How to braise green vegetable

Though we are all fans of quickly cooked, bright green vegetables, some green vegetables, such as cabbage, green beans, broccoli and hardy greens like kale and chard, are actually more flavorful when cooked slowly in a covered pot (braised). They lose some of their bright green color, but the loss is more than compensated for by their deep and satisfying flavor, especially when they are cooked with ingredients such as garlic, hot chilies and bacon.

Kitchen Notes

  • Start with enough water or stock to come about one quarter of the way up the vegetable. This will be just enough liquid so that the vegetable cooks in, and is flavored by, its own juices.

  • Monitor the heat so that the liquid stays at a gentle simmer. The idea is to control the rate of evaporation so that the liquid completely evaporates by the time the vegetable is completely cooked, but not before. If the liquid is evaporating too quickly, turn down the heat or add more liquid as needed. If it is not evaporating quickly enough, turn up the heat and/or remove the lid.

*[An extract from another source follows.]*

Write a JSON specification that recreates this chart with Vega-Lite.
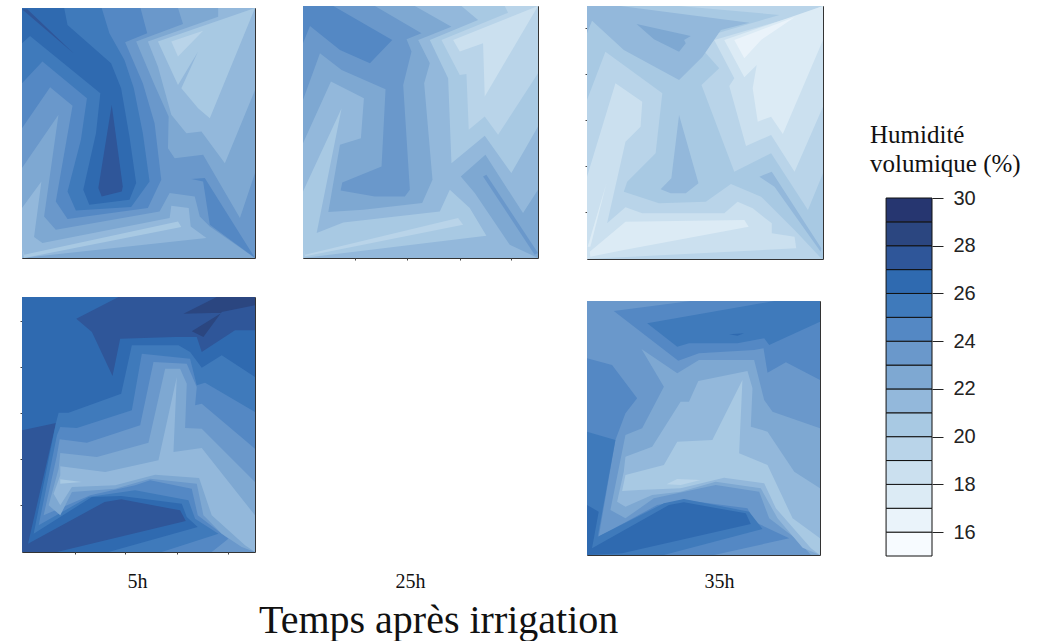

  • The vegetable is done when the liquid has completely evaporated and the vegetable has a melting texture.

Braise Broccoli

1. Cut the stalks off the florets and peel the stalks with a vegetable peeler.
2. Cut the stalks lengthwise into quarters. Group the strips together and cut across into pieces.
3. Gently cook sliced garlic in extra virgin olive oil. Stir in the chopped broccoli stems and the florets and add enough water or stock to come about one quarter of the way up the broccoli.
4. Cover and cook over low to medium heat for about 30 minutes, stirring every 5 minutes and checking to make sure the pan isn't dry (Add a little more liquid if necessary). If there's any liquid left in the pan after 30 minutes, cook, uncovered, for about 10 minutes more to eliminate moisture.
5. Braised broccoli served on toasts and garnished with anchovy fillets and strips of grilled red bell pepper (capsicum) makes a savory dish.